Doolittle v. Savage Tire Co.
Before: Conrey
Synopsis
The facts are stated in the opinion of the court.
CONREY, P. J.
The judgment awarded to the plaintiff the sum of one thousand dollars as compensation for the use of an automobile pursuant to an alleged agreement between plaintiff and defendant. The defendant appeals from the judgment.
The principal grounds upon which appellant claims a reversal are that the evidence is insufficient to sustain the following findings: (1) That the plaintiff used his automobile in the business of the defendant pursuant to the agreement sued on, from on or about the first day of July, 1913, to and including the thirty-first day of August, 1914; (2) That the reasonable value of the use of the automobile was the sum of one thousand dollars.
[477]
The plaintiff was a salesman employed in selling tires for the defendant, and was the owner of an automobile. At a date not exactly established, but which was between the first and middle of August, 1913, the sales manager of the defendant made an oral agreement in its behalf with the plaintiff which, in substance, was that the plaintiff should use his automobile in connection with his work as a salesman, and that the defendant would pay the reasonable value of such use. The plaintiff did use his automobile exclusively in the business of the defendant from that time until about the end of August, 1914. There is evidence tending to establish the fact that this arrangement between the sales manager and the plaintiff was made known to and was approved by the president and general manager of the defendant. The evidence further shows that the reasonable value of the use of the automobile, if plaintiff paid for the gasoline used by him, was one hundred dollars per month; if the defendant paid for the gasoline, it was at least $75 per month. The plaintiff did pay for his own gasoline until March 1, 1914. Thereafter the gasoline expense was paid by the defendant.

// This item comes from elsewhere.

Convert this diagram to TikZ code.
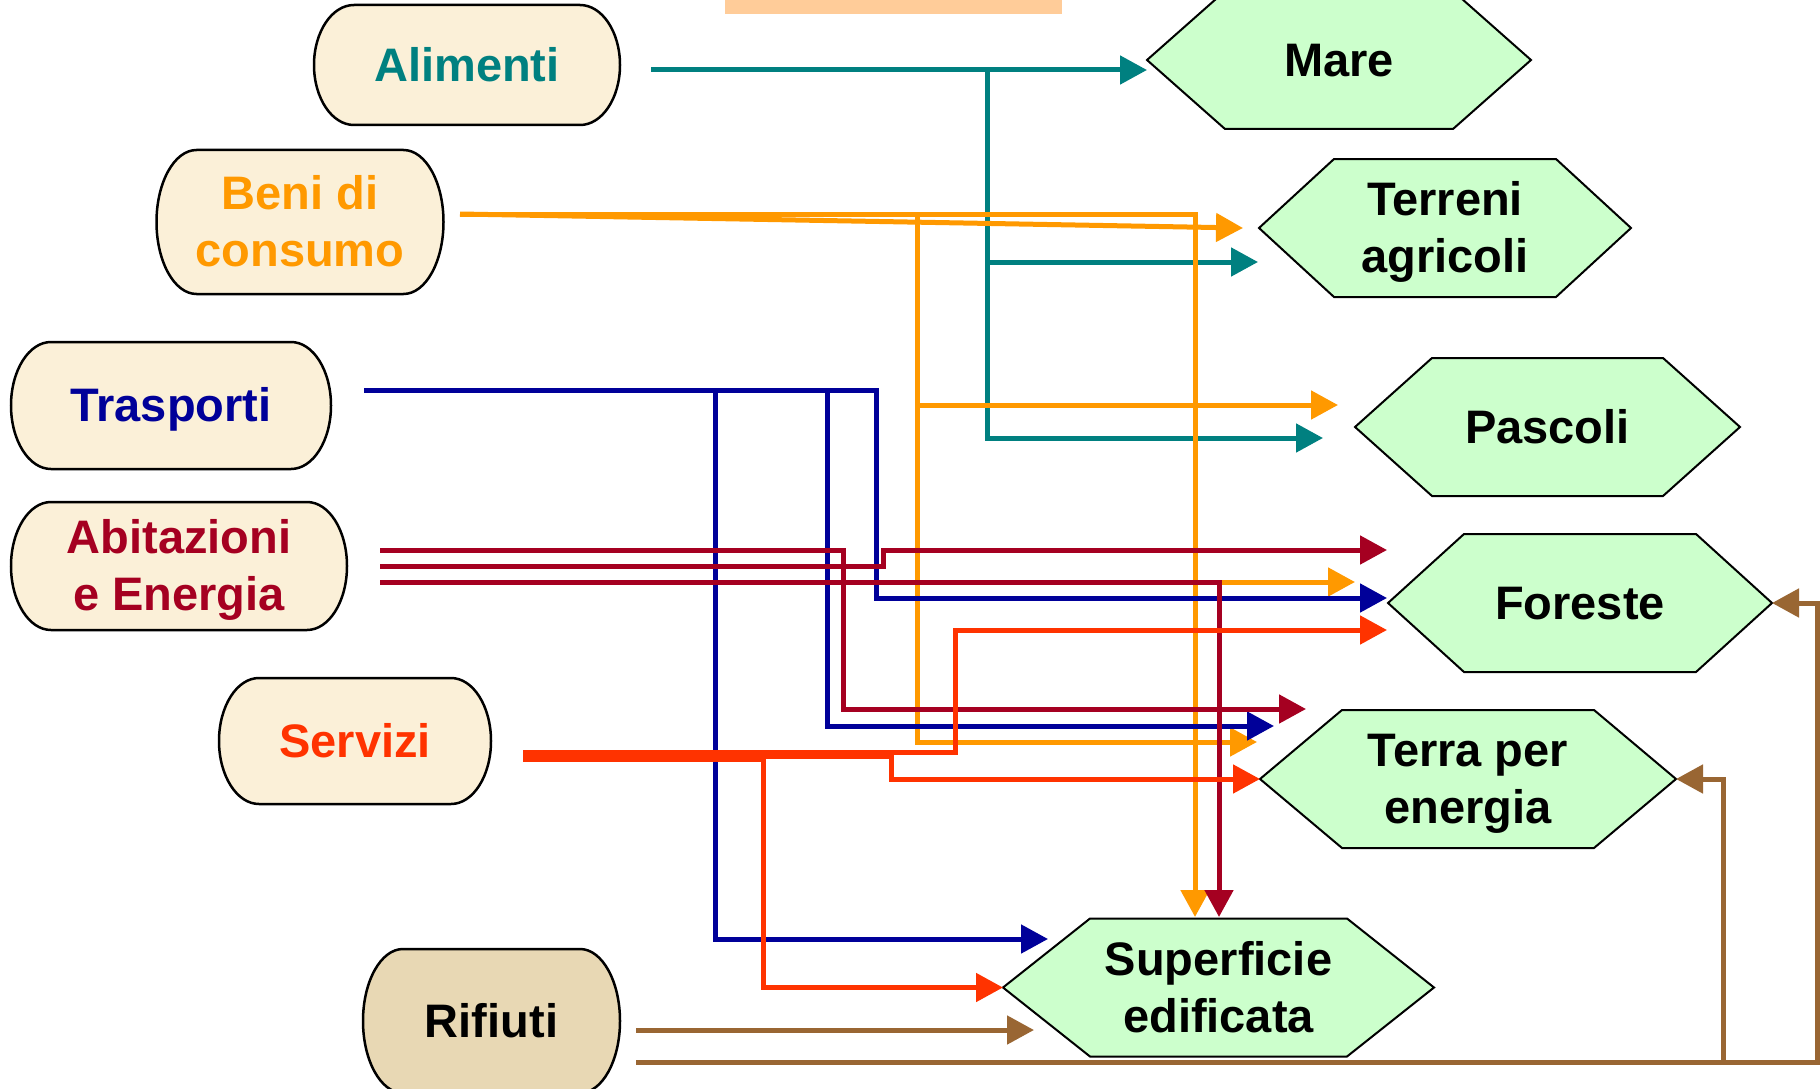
\documentclass[tikz,border=0pt]{standalone}
\usepackage{fontspec}
\setmainfont{Liberation Sans}
\usetikzlibrary{arrows.meta,calc}
\definecolor{cTeal}{HTML}{008080}
\definecolor{cOrange}{HTML}{FF9900}
\definecolor{cBlue}{HTML}{000099}
\definecolor{cCrimson}{HTML}{A50021}
\definecolor{cServ}{HTML}{FF3300}
\definecolor{cBrown}{HTML}{996633}
\definecolor{cHex}{HTML}{CCFFCC}
\definecolor{cSrc}{HTML}{FBF0D8}
\definecolor{cRif}{HTML}{E8D8B4}
\definecolor{cPeach}{HTML}{FFCC99}
\newcommand\stt{\rule[-0.212em]{0pt}{1.117em}}
\tikzset{
  bigtext/.style={font=\fontsize{47}{57}\selectfont\bfseries, align=center, inner sep=0pt, outer sep=0pt},
  srcline/.style={draw=black, line width=2.5pt},
  hexshape/.style={draw=black, line width=2pt, fill=cHex},
  conn/.style={line width=5pt},
  arr/.style={-{Triangle[length=27pt,width=28pt]}}
}
% name, cx, cy, w, h, fill, textcolor, text
\newcommand\srcbox[8]{%
  \pgfmathsetmacro\sbXl{#2-#4/2}\pgfmathsetmacro\sbXr{#2+#4/2}%
  \pgfmathsetmacro\sbYt{#3-#5/2}\pgfmathsetmacro\sbYb{#3+#5/2}%
  \pgfmathsetmacro\sbXlr{\sbXl+40}\pgfmathsetmacro\sbXrr{\sbXr-40}%
  \pgfmathsetmacro\sbKx{0.5523*40}\pgfmathsetmacro\sbKy{0.5523*#5/2}%
  \draw[srcline, fill=#6] (\sbXlr,\sbYt) -- (\sbXrr,\sbYt)
     .. controls ({\sbXrr+\sbKx},\sbYt) and (\sbXr,{#3-\sbKy}) .. (\sbXr,#3)
     .. controls (\sbXr,{#3+\sbKy}) and ({\sbXrr+\sbKx},\sbYb) .. (\sbXrr,\sbYb)
     -- (\sbXlr,\sbYb)
     .. controls ({\sbXlr-\sbKx},\sbYb) and (\sbXl,{#3+\sbKy}) .. (\sbXl,#3)
     .. controls (\sbXl,{#3-\sbKy}) and ({\sbXlr-\sbKx},\sbYt) .. (\sbXlr,\sbYt) -- cycle;
  \node[bigtext, text=#7, minimum width=#4, minimum height=#5] (#1) at (#2,#3) {#8};
}
% name, cx, cy, halfwidth, inset, text
\newcommand\hexbox[6]{%
  \pgfmathsetmacro\hbW{2*#4}%
  \draw[hexshape] ({#2-#4},#3) -- ({#2-#4+#5},{#3-69}) -- ({#2+#4-#5},{#3-69}) -- ({#2+#4},#3)
     -- ({#2+#4-#5},{#3+69}) -- ({#2-#4+#5},{#3+69}) -- cycle;
  \node[bigtext, text=black, minimum width=\hbW, minimum height=138] (#1) at (#2,#3) {#6};
}
\begin{document}
\begin{tikzpicture}[x=1pt,y=-1pt]
\useasboundingbox (0,0) rectangle (1820,1089);
\clip (0,0) rectangle (1820,1089);
\fill[white] (0,0) rectangle (1820,1089);
\fill[cPeach] (725,0) rectangle (1062,14);

% source nodes
\srcbox{alim}{467}{65}{306}{120}{cSrc}{cTeal}{\stt Alimenti}
\srcbox{beni}{300}{222}{287}{144}{cSrc}{cOrange}{\stt Beni di\\\stt consumo}
\srcbox{trasp}{171}{405.5}{320}{127}{cSrc}{cBlue}{\stt Trasporti}
\srcbox{abit}{179}{566}{336}{128}{cSrc}{cCrimson}{\stt Abitazioni\\\stt e Energia}
\srcbox{serv}{355}{741}{272}{126}{cSrc}{cServ}{\stt Servizi}
\srcbox{rif}{491.5}{1021}{257}{144}{cRif}{black}{\stt Rifiuti}

% target nodes
\hexbox{mare}{1339}{60}{192}{78}{\stt Mare}
\hexbox{terreni}{1445}{228}{186}{75}{\stt Terreni\\\stt agricoli}
\hexbox{pascoli}{1547.5}{427}{192.5}{77}{\stt Pascoli}
\hexbox{foreste}{1580}{603}{192}{76}{\stt Foreste}
\hexbox{terra}{1468}{779}{208}{82}{\stt Terra per\\\stt energia}
\hexbox{sup}{1218.5}{987.5}{215.5}{87}{\stt Superficie\\\stt edificata}

% start points
\coordinate (aS) at (651,70);
\coordinate (bS) at (460,214);
\coordinate (tS) at (364,390);
\coordinate (hS1) at (380,550);
\coordinate (hS2) at (380,566);
\coordinate (hS3) at (380,582);
\coordinate (sS1) at (523,752);
\coordinate (sS2) at (523,756);
\coordinate (sS3) at (523,759);
\coordinate (rS1) at (636,1030);
\coordinate (rS2) at (636,1062);

% Alimenti (teal)
\draw[conn,cTeal,arr] (aS) -- ($(mare.west)+(0,10)$);
\draw[conn,cTeal,arr] (987,70) -- (987,438) -- ($(pascoli.west)+(-32,11)$);
\draw[conn,cTeal,arr] (987,262) -- ($(terreni.west)+(-1,34)$);

% Beni di consumo (orange)
\draw[conn,cOrange,arr] (bS) -- ($(terreni.west)+(-16,0)$);
\draw[conn,cOrange,arr] (bS) -- (1195,214) -- ($(sup.north)+(-23.5,-1.5)$);
\draw[conn,cOrange,arr] (917,214) -- (917,742) -- ($(terra.west)+(-3,-37)$);
\draw[conn,cOrange,arr] (917,405) -- ($(pascoli.west)+(-17,-22)$);
\draw[conn,cOrange,arr] (1195,582) -- ($(foreste.west)+(-33,-21)$);

% Trasporti (blue)
\draw[conn,cBlue,arr] (tS) -- (876,390) -- (876,598) -- ($(foreste.west)+(-1,-5)$);
\draw[conn,cBlue,arr] (715,390) -- (715,939) -- ($(sup.west)+(45,-48.5)$);
\draw[conn,cBlue,arr] (827,390) -- (827,726) -- ($(terra.west)+(14,-53)$);

% Abitazioni e Energia (crimson)
\draw[conn,cCrimson,arr] (hS1) -- (843,550) -- (843,709) -- ($(terra.west)+(46,-70)$);
\draw[conn,cCrimson,arr] (hS2) -- (883,566) -- (883,550) -- ($(foreste.west)+(-1,-53)$);
\draw[conn,cCrimson,arr] (hS3) -- (1219,582) -- ($(sup.north)+(0.5,-1.5)$);

% Servizi (red-orange)
\draw[conn,cServ,arr] (sS1) -- (955,752) -- (955,630) -- ($(foreste.west)+(-1,27)$);
\draw[conn,cServ,arr] (sS2) -- (891,756) -- (891,779) -- (terra.west);
\draw[conn,cServ,arr] (sS3) -- (763,759) -- (763,987.5) -- (sup.west);

% Rifiuti (brown)
\draw[conn,cBrown,arr] (rS1) -- ($(sup.west)+(31,42.5)$);
\draw[conn,cBrown,arr] (rS2) -- (1817,1062) -- (1817,603) -- (foreste.east);
\draw[conn,cBrown,arr] (1723,1062) -- (1723,779) -- (terra.east);
\end{tikzpicture}
\end{document}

Fairly construed, the brief for appellant concedes that the plaintiff is entitled to compensation under the contract sued on for the time from the middle of August, 1913, until March 1, 1914. This would justify the judgment at least to the extent of $650. Appellant contends, however, that the contract was terminated on March 1, 1914, and therefore that the recovery cannot include compensation for the use of the automobile after that date.